Smyl carries on family trade with Queens

It’s no surprise that Hailey Smyl decided to drop figure skating and concentrate on playing hockey as a youngster. After all it’s in her bloodlines. The 18-year-old from Chilliwack, B.C., is the daughter of long time junior A coach Harvey Smyl and niece of former Vancouver Canucks star Stan Smyl.

It’s no surprise that Hailey Smyl decided to drop figure skating and concentrate on playing hockey as a youngster.

After all it’s in her bloodlines.

The 18-year-old from Chilliwack, B.C., is the daughter of long time junior A coach Harvey Smyl and niece of former Vancouver Canucks star Stan Smyl.

“It’s a hockey family so I was set up pretty good,” said Smyl, who is in her first season with the RDC Queens. “My dad played with Michigan State (for three seasons) and is a long time junior coach so I learned the game through him. I did attend my uncle’s hockey camp and my dad took that over, so both of them helped me, but mainly it was my dad.

“I did go back and forth between figure skating and hockey when I was very young, but I’m not that graceful,” she said with a laugh.

The five-foot-nine winger is one of the bigger players on the Queens and of late is using her size and speed to start making a major contribution to the RDC offence. She finished the season with two goals and four assists in 16 games. Both goals came in her final two games.

“I’m playing with more confidence for sure,” she said as the Queens prepare for the Alberta Colleges Women’s Hockey League semifinals against the NAIT Ooks. “Moving away from home and not knowing anyone took some time to get used to. I was 18 and playing with players who are 26 is a bit intimidating at first, but now I’m settled in.”

“It’s been an up and down season for Hailey, but she’s learning,” said Queens head coach Bob Rutz. “She doesn’t realize how big she is and once she learns to use that size and with her speed she’ll be tough to handle for anyone. She has really improved the defensive part of her game, but it’s been process. Then again it’s a big step up from midget to this league.”

Smyl played almost every game for the Queens, but was on the third or fourth lines.

“My ice time wasn’t what I was used to, but you expect that as a rookie,” said Smyl, who was recruited by former coach Trevor Keeper.

But that time will go up over the next several years as she is in education and will be here for “three or four” years.”

As for recruits, Rutz has been talking with several players, but hasn’t announced any commitments yet.

The Queens open the best-of-three semifinal Friday at 7 p.m. at NAIT with the second game Saturday at 5 p.m. at the Arena. The third game, if necessary is Sunday at 6:30 p.m. at NAIT.

The winner faces the Grant MacEwan University Griffins in the best-of-five final.

l It’s a big weekend for the RDC Queens basketball squad as they visit Lethbridge for games Friday and Saturday.

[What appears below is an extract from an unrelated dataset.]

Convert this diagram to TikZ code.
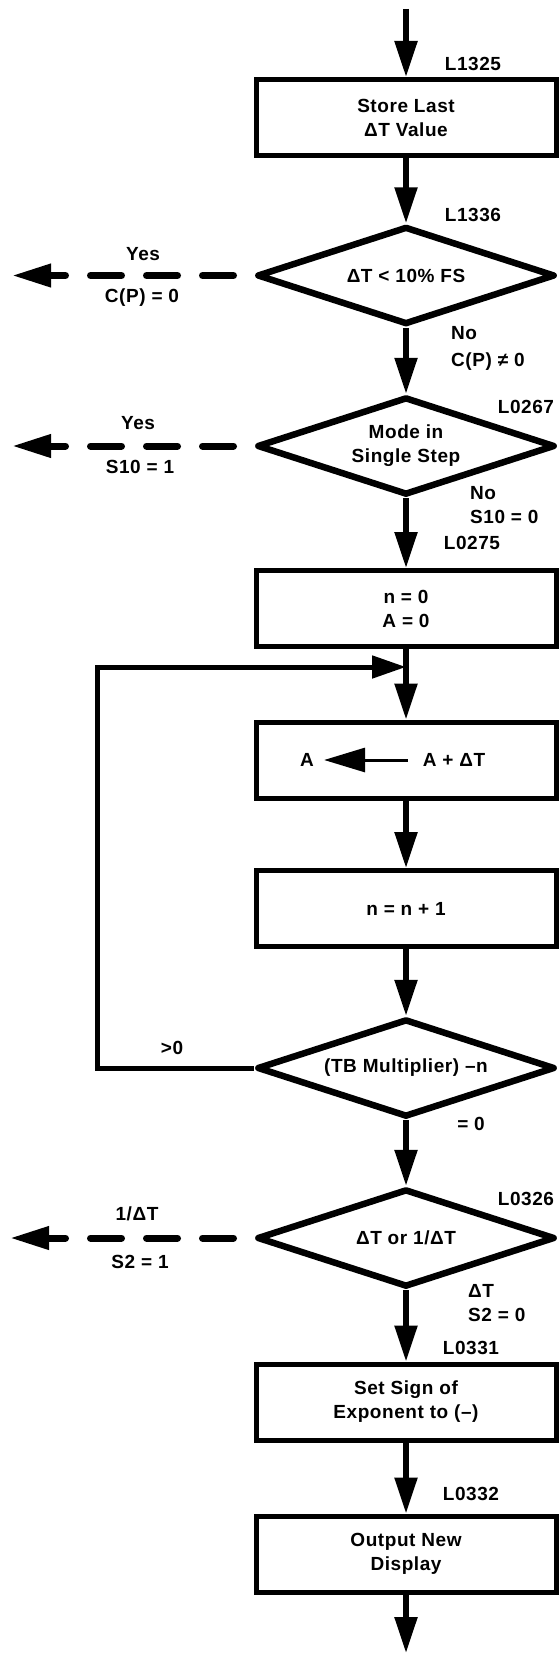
\documentclass[tikz,border=0pt]{standalone}
\usepackage{fontspec}
\setmainfont{Liberation Sans}[LetterSpace=3]
\usetikzlibrary{shapes.geometric,arrows.meta}
\begin{document}
\begin{tikzpicture}[x=1pt,y=-1pt,
  every node/.style={font=\bfseries\fontsize{19}{24}\selectfont},
  procbox/.style={draw, line width=5pt, minimum width=300pt, minimum height=76pt, inner sep=0pt, align=center},
  decbox/.style={draw, shape=diamond, aspect=3.04, line width=6.5pt, line join=round, minimum width=298pt, minimum height=98pt, inner sep=0pt, align=center},
  lab/.style={inner sep=0pt, text height=13.6pt, text depth=0pt},
  flow/.style={line width=5.5pt, -{Triangle[length=36pt,width=22pt]}},
  loopline/.style={line width=5pt, line join=miter, -{Triangle[length=34pt,width=22pt]}},
  dashflow/.style={line width=7pt, line cap=round, dash pattern=on 31pt off 25pt, dash phase=35.75pt, -{Triangle[length=39pt,width=22pt]}},
  thinflow/.style={line width=3pt, -{Triangle[length=41pt,width=24pt]}},
]
\useasboundingbox (0,0) rectangle (559,1654);

% main nodes
\node[procbox] (b1) at (406,117.5) {Store Last\\ΔT Value};
\node[decbox] (d1) at (406,275.5) {ΔT < 10\% FS};
\node[decbox] (d2) at (406,446) {Mode in\\Single Step};
\node[procbox] (b2) at (406,608.5) {n = 0\\A = 0};
\node[procbox] (b3) at (406,760) {};
\node[lab] (aL) at (307,760) {A};
\node[lab] (aR) at (454,760) {A + ΔT};
\node[procbox] (b4) at (406,908.5) {n = n + 1};
\node[decbox] (d3) at (406,1068) {(TB Multiplier) –n};
\node[decbox] (d4) at (406,1238) {ΔT or 1/ΔT};
\node[procbox] (b5) at (406,1402) {Set Sign of\\Exponent to (–)};
\node[procbox] (b6) at (406,1554) {Output New\\Display};

% labels right
\node[lab] (l1) at (473,64) {L1325};
\node[lab] (l2) at (473,215) {L1336};
\node[lab,anchor=west] (no1) at (451,333) {No};
\node[lab,anchor=west] (cp1) at (451,360) {C(P) ≠ 0};
\node[lab] (l3) at (526,407) {L0267};
\node[lab,anchor=west] (no2) at (470,493) {No};
\node[lab,anchor=west] (s10b) at (470,517) {S10 = 0};
\node[lab] (l4) at (472,543) {L0275};
\node[lab] (gt) at (172,1048) {>0};
\node[lab] (eq0) at (471,1124) {= 0};
\node[lab] (l5) at (526,1199) {L0326};
\node[lab,anchor=west] (dt) at (468,1291) {ΔT};
\node[lab,anchor=west] (s2b) at (468,1315) {S2 = 0};
\node[lab] (l6) at (471,1348) {L0331};
\node[lab] (l7) at (471,1494) {L0332};

% labels left
\node[lab] (yes1) at (143,254) {Yes};
\node[lab] (cp0) at (142,296) {C(P) = 0};
\node[lab] (yes2) at (138,423) {Yes};
\node[lab] (s10a) at (140,467) {S10 = 1};
\node[lab] (inv) at (137,1214) {1/ΔT};
\node[lab] (s2a) at (140,1262) {S2 = 1};

% coordinates
\coordinate (top) at (406,9);
\coordinate (bot) at (406,1653);
\coordinate (j) at (406,667);
\coordinate (lc) at (97,667);
\coordinate (e1) at (12,275.5);
\coordinate (e2) at (12,446);
\coordinate (e3) at (10,1238);

% connectors
\draw[flow] (top) -- (b1.north);
\draw[flow] (b1.south) -- (d1.north);
\draw[flow] (d1.south) -- (d2.north);
\draw[flow] (d2.south) -- (b2.north);
\draw[flow] (b2.south) -- (b3.north);
\draw[flow] (b3.south) -- (b4.north);
\draw[flow] (b4.south) -- (d3.north);
\draw[flow] (d3.south) -- (d4.north);
\draw[flow] (d4.south) -- (b5.north);
\draw[flow] (b5.south) -- (b6.north);
\draw[flow] (b6.south) -- (bot);
\draw[loopline] (d3.west) -| (lc) -- (j);
\draw[dashflow] (d1.west) -- (e1);
\draw[dashflow] (d2.west) -- (e2);
\draw[dashflow] (d4.west) -- (e3);
\draw[thinflow, shorten <=15pt, shorten >=10pt] (aR.west) -- (aL.east);
\end{tikzpicture}
\end{document}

The Queens can wrap up a playoff berth with at least a split. The Kings have already wrapped up first place.

l In the CCAA rankings the volleyball Kings remain in top spot with Grant MacEwan second after the teams split a weekend doubleheader. The volleyball Queens slipped to eighth after losing twice to GMU, who is ranked fifth.

The basketball Kings are still ranked fourth.

l In other volleyball news the Queens finished first in the standings despite tying for first with GMU and Grande Prairie, all at 15-3. It came down to a better record against similar opponents.

The women’s playoffs go Feb. 21-23 in Grande Prairie while the Kings host the men’s championships.

l The hockey Kings are on the road this weekend as they visit Briercrest Bible College Friday and Saturday. They have four games remaining on the schedule and if they win all four they finish no worse than third and will play the sixth-place team in the quarter-finals.

l It was announced that Calgary Flames stars, Lanny McDonald, Tim Hunter and Jim Peplinski will be the feature speakers at the 11th annual RDC athletics scholarship breakfast, set for March 4 at the Parkland Pavilion at the Westerner.

The breakfast goes from 7:30-9:30 a.m. with tickets $150 each or a corporate table of eight for $1,000.

The scholarship breakfast is one of the top fund raisers for student athletes. Since it’s inception the breakfast has raised over $280,000 for athletic scholarships through the RDC Athletic Leadership Endowment.

Tickets are now on sale at the Black Knight ticket centre (403-755-6626) or at www.bkticketcentre.ca.

l Volleyball dominated the RDC Boston Pizza RDC athlete of the week voting, with right side Karissa Kuhr and middle Chris Osborn receiving the awards.

Kuhr was a leader for the Queens against GMU with 19 kills, three aces, 32 digs and two stuff blocks in the two matches. Osborn had 22 kills and seven blocks.

l The basketball Kings received the Breathing Room team of the week award.